§ **What the exercise asks**: Restate each of the lines below word for word and drop every picture.

§ **Stored data**:

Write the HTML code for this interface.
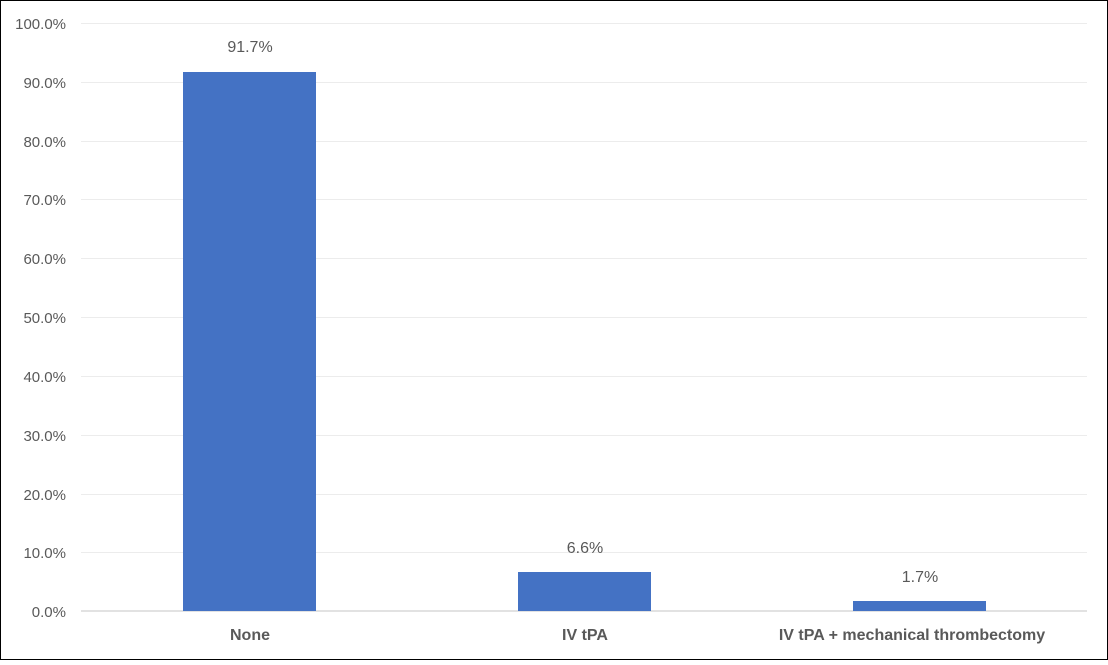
<!DOCTYPE html>
<html><head><style>
body{margin:0;background:#fff;}
svg text{font-family:"Liberation Sans",sans-serif;fill:#595959;}
</style></head><body>
<svg width="1108" height="660" xmlns="http://www.w3.org/2000/svg">
<rect x="0.5" y="0.5" width="1107" height="659" fill="#fff" stroke="#000" stroke-width="1"/>
<g stroke="#ececec" stroke-width="1">
<line x1="81" x2="1087" y1="23.5" y2="23.5"/>
<line x1="81" x2="1087" y1="82.5" y2="82.5"/>
<line x1="81" x2="1087" y1="141.5" y2="141.5"/>
<line x1="81" x2="1087" y1="199.5" y2="199.5"/>
<line x1="81" x2="1087" y1="258.5" y2="258.5"/>
<line x1="81" x2="1087" y1="317.5" y2="317.5"/>
<line x1="81" x2="1087" y1="376.5" y2="376.5"/>
<line x1="81" x2="1087" y1="435.5" y2="435.5"/>
<line x1="81" x2="1087" y1="494.5" y2="494.5"/>
<line x1="81" x2="1087" y1="552.5" y2="552.5"/>
</g>
<line x1="81" x2="1087" y1="611" y2="611" stroke="#d9d9d9" stroke-width="1.5"/>
<g font-size="15" text-anchor="end">
<text x="66" y="29">100.0%</text>
<text x="66" y="88">90.0%</text>
<text x="66" y="147">80.0%</text>
<text x="66" y="205">70.0%</text>
<text x="66" y="264">60.0%</text>
<text x="66" y="323">50.0%</text>
<text x="66" y="382">40.0%</text>
<text x="66" y="441">30.0%</text>
<text x="66" y="500">20.0%</text>
<text x="66" y="558">10.0%</text>
<text x="66" y="617">0.0%</text>
</g>
<g fill="#4472c4">
<rect x="183" y="72" width="133" height="539"/>
<rect x="518" y="572" width="133" height="39"/>
<rect x="853" y="601" width="133" height="10"/>
</g>
<g font-size="16" text-anchor="middle">
<text x="250" y="52">91.7%</text>
<text x="585" y="553">6.6%</text>
<text x="920" y="582">1.7%</text>
</g>
<g font-size="16" font-weight="bold" text-anchor="middle">
<text x="250" y="640">None</text>
<text x="585" y="640">IV tPA</text>
<text x="912" y="640">IV tPA + mechanical thrombectomy</text>
</g>
</svg>
</body></html>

§ **Exercise output**:
Write the HTML code for this interface.
<!DOCTYPE html>
<html><head><style>
body{margin:0;background:#fff;}
svg text{font-family:"Liberation Sans",sans-serif;fill:#595959;}
</style></head><body>
<svg width="1108" height="660" xmlns="http://www.w3.org/2000/svg">
<rect x="0.5" y="0.5" width="1107" height="659" fill="#fff" stroke="#000" stroke-width="1"/>
<g stroke="#ececec" stroke-width="1">
<line x1="81" x2="1087" y1="23.5" y2="23.5"/>
<line x1="81" x2="1087" y1="82.5" y2="82.5"/>
<line x1="81" x2="1087" y1="141.5" y2="141.5"/>
<line x1="81" x2="1087" y1="199.5" y2="199.5"/>
<line x1="81" x2="1087" y1="258.5" y2="258.5"/>
<line x1="81" x2="1087" y1="317.5" y2="317.5"/>
<line x1="81" x2="1087" y1="376.5" y2="376.5"/>
<line x1="81" x2="1087" y1="435.5" y2="435.5"/>
<line x1="81" x2="1087" y1="494.5" y2="494.5"/>
<line x1="81" x2="1087" y1="552.5" y2="552.5"/>
</g>
<line x1="81" x2="1087" y1="611" y2="611" stroke="#d9d9d9" stroke-width="1.5"/>
<g font-size="15" text-anchor="end">
<text x="66" y="29">100.0%</text>
<text x="66" y="88">90.0%</text>
<text x="66" y="147">80.0%</text>
<text x="66" y="205">70.0%</text>
<text x="66" y="264">60.0%</text>
<text x="66" y="323">50.0%</text>
<text x="66" y="382">40.0%</text>
<text x="66" y="441">30.0%</text>
<text x="66" y="500">20.0%</text>
<text x="66" y="558">10.0%</text>
<text x="66" y="617">0.0%</text>
</g>
<g fill="#4472c4">
<rect x="183" y="72" width="133" height="539"/>
<rect x="518" y="572" width="133" height="39"/>
<rect x="853" y="601" width="133" height="10"/>
</g>
<g font-size="16" text-anchor="middle">
<text x="250" y="52">91.7%</text>
<text x="585" y="553">6.6%</text>
<text x="920" y="582">1.7%</text>
</g>
<g font-size="16" font-weight="bold" text-anchor="middle">
<text x="250" y="640">None</text>
<text x="585" y="640">IV tPA</text>
<text x="912" y="640">IV tPA + mechanical thrombectomy</text>
</g>
</svg>
</body></html>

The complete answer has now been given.